Pour en avoir une idée fiable, il serait bon d'actualiser l'enquête conduite il y a 15 ans qui accompagnait la première édition en 1993 de mon ouvrage. J'ai l'intention de composer un groupe de recherche qui sera chargé, lors d'une prochaine université de la Fédération nationale des EJE, de lancer une nouvelle enquête comparative. Il existe aujourd'hui, parmi ces professionnels, des chercheurs confirmés qui pourraient s'investir dans une telle démarche. L'objectif sera de tracer les perspectives d'un métier qui bénéficie d'une forte originalité, mais souffre de sa modeste démographie - entre 9 000 et 10 000 pro-fessionnels environ - et d'une faible visibilité sociale.

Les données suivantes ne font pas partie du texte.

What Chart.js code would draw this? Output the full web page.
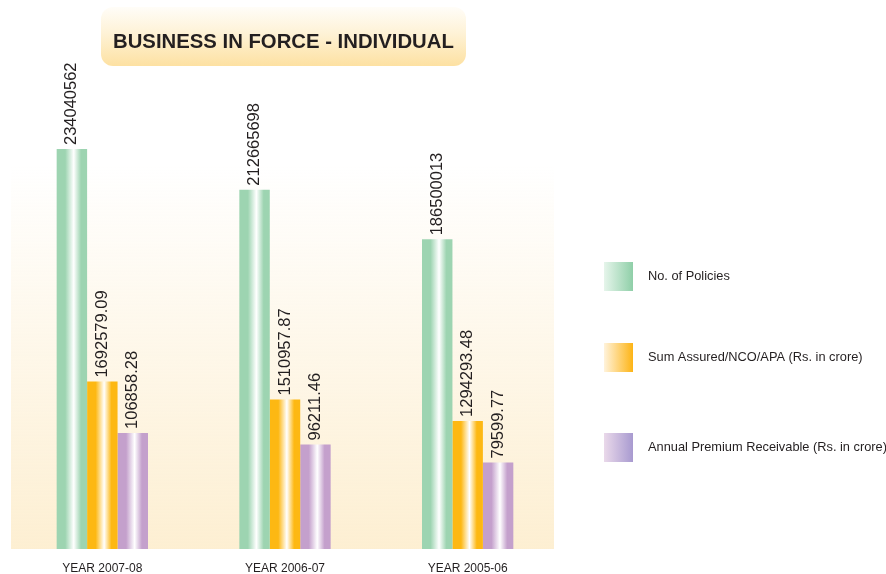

Propos recueillis par Michel Paquet

Daniel Verba est directeur de l'IUT de Bobigny, maître de conférences en sociologie et membre fondateur du laboratoire de sociologie de l'action locale (CERAL, université de Paris XIII).Il a co-dirigé durant 15 ans l'école d'éducateurs de jeunes enfants du Centre d'études et de recherches pour la petite enfance (CERPE).

Notes

(1)  Le métier d'éducateur de jeunes enfants - Ed. La Découverte - 21,50 €.

(2)  En particulier ceux prévus par la loi d'orientation relative à la lutte contre les exclusions du 29 juillet 1998 et les contrats enfance et petite enfance passés entre la CAF et les communes.

(3)  Décret du 1er août 2000 relatif aux établissements et services d'accueil des enfants de moins de 6 ans - Voir ASH n° 2177 du 25-08-00.

(4)  Voir ASH n° 2448 du 24-03-06.

(5)  Friedrich Fröbel (1782-1852), éducateur allemand et père fondateur des jardins d'enfants. Johann Heinrich Pestalozzi (1746-1827), théoricien du social et de l'éducation dont les méthodes visaient principalement à l' « accroissement des forces que l'enfant possède en lui-même ».